Monsieur le rapporteur, l’amendement que vous nous soumettez pose de nombreux problèmes. Je veux croire que votre intention est de protéger la République, qui pourrait, selon une lecture rapide de notre texte, être assimilée au régime de Vichy. Toutefois, pour ce faire, vous effacez ce qu’ont subi les personnes homosexuelles en France au cours de cette période, ce qu’a très bien évoqué il y a un instant notre collègue Jean-Gérard Paumier.
Il n’est pas dans mon habitude de citer le président Chirac. Il me semble pourtant, puisqu’il est question de la distinction entre Vichy et la République, que le Président de la République a accompli le 16 juillet 1995 un acte important quant à la reconnaissance de la déportation des Juifs. Nous avons l’occasion de faire un geste similaire.
Aussi désagréable que ce soit, c’est un fait que certaines politiques ont connu une grande continuité entre Vichy et la IVe République. Ainsi des mesures de criminalisation des femmes qui avortaient : sous Vichy, elles étaient passibles de la peine de mort ; cette sentence a été supprimée sous la IVe République, mais la politique a perduré et s’est même intensifiée. En effet, ces femmes ont continué d’être poursuivies après 1946 ; pire encore, toutes les structures mises en place pour les identifier sous Vichy ont été renforcées ! Ce constat est désagréable à entendre, mais certaines politiques moralistes visant à pénaliser les droits sexuels et reproductifs des femmes et des homosexuels ont connu une certaine continuité.
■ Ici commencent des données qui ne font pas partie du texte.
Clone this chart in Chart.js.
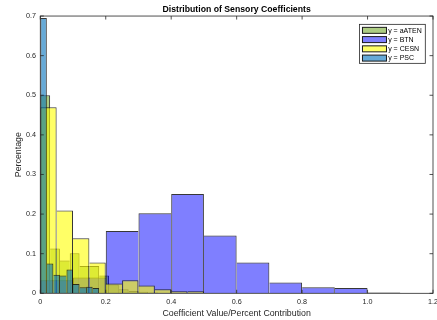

Par ailleurs, monsieur le rapporteur, c’est vous-même qui souhaitez introduire dans le texte la notion de « responsabilité ». Celle-ci ne figure pas dans la rédaction initiale de la proposition de loi, où on lit simplement : « la République française reconnaît et regrette ». Par ce glissement, vous excluez les homosexuels qui ont souffert et ont été déportés sous le régime de Vichy.